2. Lovecraft non abita qui
E arriviamo a un altro punto dolente del film: l'uso del sovrannaturale. Eggers evita la retorica scontata de "i veri mostri siamo noi" (alla fine la morale è quella, ma non è affatto didascalico nel dircelo), eppure si fa tentare dalla ghiotta occasione di citare un altro grande maestro dell'orrore più nero: Lovecraft. Purtroppo, però, non basta inserire un tentacolo per scomodare la poetica del grande autore americano. La letteratura lovecraftiana, il cui valore è stato riconosciuto molti anni dopo la morte del celebre autore, ha spesso ispirato racconti in cui l'uomo è messo davanti all'abisso dell'ignoto. Una Natura ostile, severa, a tratti sublime, popolata da esseri mostruosi che fanno sentire l'essere umano un granello di sabbia all'interno di un universo enorme, sconfinato, tremendo proprio perché inconoscibile. In The Lighthouse a funzionare davvero è solo il conflitto tra i due personaggi, ma a livello introspettivo il film latita parecchio.
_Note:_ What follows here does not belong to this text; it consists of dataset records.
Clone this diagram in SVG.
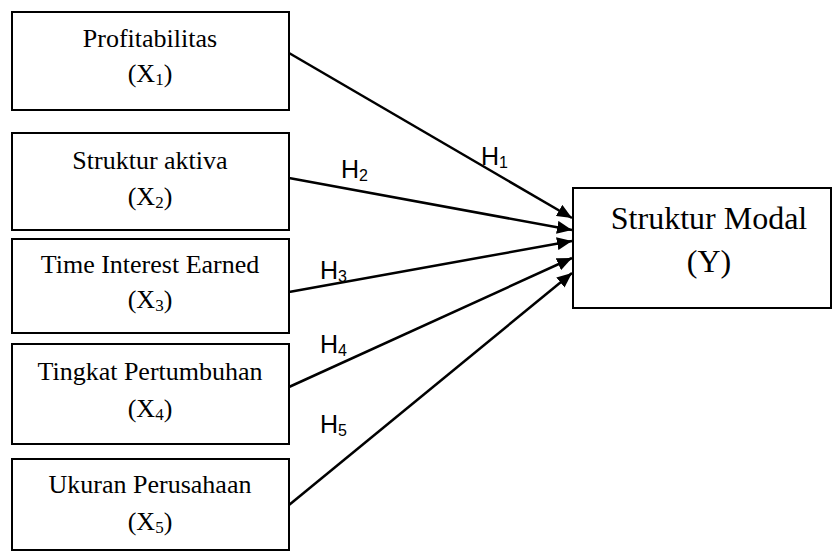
<svg xmlns="http://www.w3.org/2000/svg" width="833" height="556" viewBox="0 0 833 556">
<style>
.box{fill:#fff;stroke:#000;stroke-width:2}
.t{font-family:"Liberation Serif","Times New Roman",serif;font-size:26px;fill:#000;text-anchor:middle}
.ty{font-family:"Liberation Serif","Times New Roman",serif;font-size:32px;fill:#000;text-anchor:middle}
.sub{font-size:17px}
.h{font-family:"Liberation Sans",Arial,sans-serif;font-size:25px;fill:#000}
.hs{font-size:16px}
.c{stroke:#000;stroke-width:2.5;fill:none;marker-end:url(#ah)}
</style>
<defs>
<marker id="ah" markerUnits="userSpaceOnUse" markerWidth="15" markerHeight="13" refX="15" refY="6.5" orient="auto">
<path d="M0,0 L15,6.5 L0,13 Z" fill="#000"/>
</marker>
</defs>
<rect width="833" height="556" fill="#fff"/>
<g id="x1">
<rect class="box" x="12" y="12" width="277" height="98"/>
<text class="t" x="150" y="47">Profitabilitas</text>
<text class="t" x="150" y="82">(X<tspan class="sub" dy="3">1</tspan><tspan dy="-3">)</tspan></text>
</g>
<g id="x2">
<rect class="box" x="12" y="133" width="277" height="97"/>
<text class="t" x="150" y="169">Struktur aktiva</text>
<text class="t" x="150" y="205">(X<tspan class="sub" dy="3">2</tspan><tspan dy="-3">)</tspan></text>
</g>
<g id="x3">
<rect class="box" x="12" y="239" width="277" height="94"/>
<text class="t" x="150" y="273">Time Interest Earned</text>
<text class="t" x="150" y="308">(X<tspan class="sub" dy="3">3</tspan><tspan dy="-3">)</tspan></text>
</g>
<g id="x4">
<rect class="box" x="12" y="344" width="277" height="100"/>
<text class="t" x="150" y="380">Tingkat Pertumbuhan</text>
<text class="t" x="150" y="417">(X<tspan class="sub" dy="3">4</tspan><tspan dy="-3">)</tspan></text>
</g>
<g id="x5">
<rect class="box" x="12" y="459" width="277" height="91"/>
<text class="t" x="150" y="493">Ukuran Perusahaan</text>
<text class="t" x="150" y="530">(X<tspan class="sub" dy="3">5</tspan><tspan dy="-3">)</tspan></text>
</g>
<g id="y">
<rect class="box" x="573" y="188" width="258" height="120"/>
<text class="ty" x="709" y="229">Struktur Modal</text>
<text class="ty" x="709" y="272">(Y)</text>
</g>
<g id="connectors">
<line class="c" x1="289" y1="53" x2="572" y2="218"/>
<line class="c" x1="289" y1="178" x2="572" y2="230"/>
<line class="c" x1="289" y1="292" x2="572" y2="241"/>
<line class="c" x1="289" y1="387" x2="572" y2="258"/>
<line class="c" x1="289" y1="505" x2="572" y2="273"/>
</g>
<g id="labels">
<text class="h" x="481" y="165">H<tspan class="hs" dy="3">1</tspan></text>
<text class="h" x="341" y="178">H<tspan class="hs" dy="3">2</tspan></text>
<text class="h" x="320" y="279">H<tspan class="hs" dy="3">3</tspan></text>
<text class="h" x="320" y="353">H<tspan class="hs" dy="3">4</tspan></text>
<text class="h" x="320" y="433">H<tspan class="hs" dy="3">5</tspan></text>
</g>
</svg>
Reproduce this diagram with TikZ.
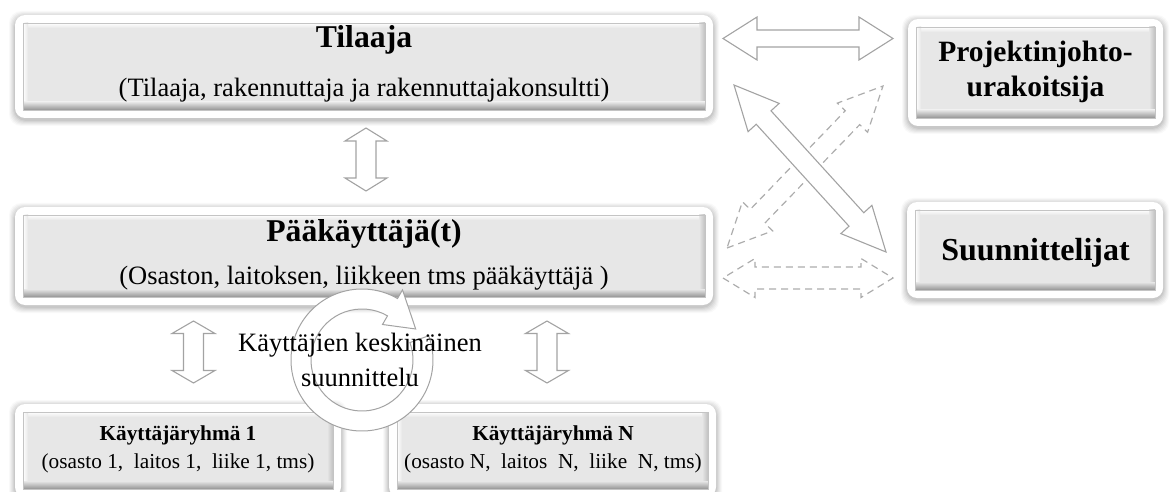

Nonostante il logorio interiore sia un tema del film, questo è sviluppato in modo molto approssimativo. E il rapporto Uomo-Ignoto sfocia in un'occasione mancata, in un "vorrei, ma non posso" alquanto evidente. Insomma, Eggers si dimostra ancora una volta ammiccante nell'inserire mostri alquanto iconici, ma senza le spalle larghe per giustificarne appieno la presenza troppo superficiale e maliziosa.
3. Scrittura schizofrenica
Ed eccoci nell'ultima nota dolente del film: la scrittura altalenante. Un copione ondivago che si ripercuote, per forza di cose, anche sulle interpretazioni volenterose di Willem Dafoe e Robert Pattinson. The Lighthouse parte affidandosi a pochi dialoghi, sempre molto misurati, efficaci e taglienti. Poi, col passare dei minuti, il dono della sintesi abbandona l'isola sperduta lasciando spazio a una verbosità eccessiva, troppo artificiosa, che toglie al racconto autenticità e presa sullo spettatore. Le frasi roboanti messe in bocca a due uomini semplici sono il vero fattore straniante di un film che mette in difficoltà anche i due attori spinti forse troppo sopra le righe. In ogni caso, tra pregi e difetti, ci teniamo a chiudere questa nostra analisi di The Lighthouse con una precisazione fondamentale. Ben vengano dei film imperfetti come questi. Perché sono opere volenterose, piene di potenziale, a volte fuori controllo (è vero), ma figlie di visioni autoriali potenti, profonde, lontane mille nodi dalla banalità. Per cui, caro Robert Eggers: vento in poppa. E avanti con la prossima folle sfida.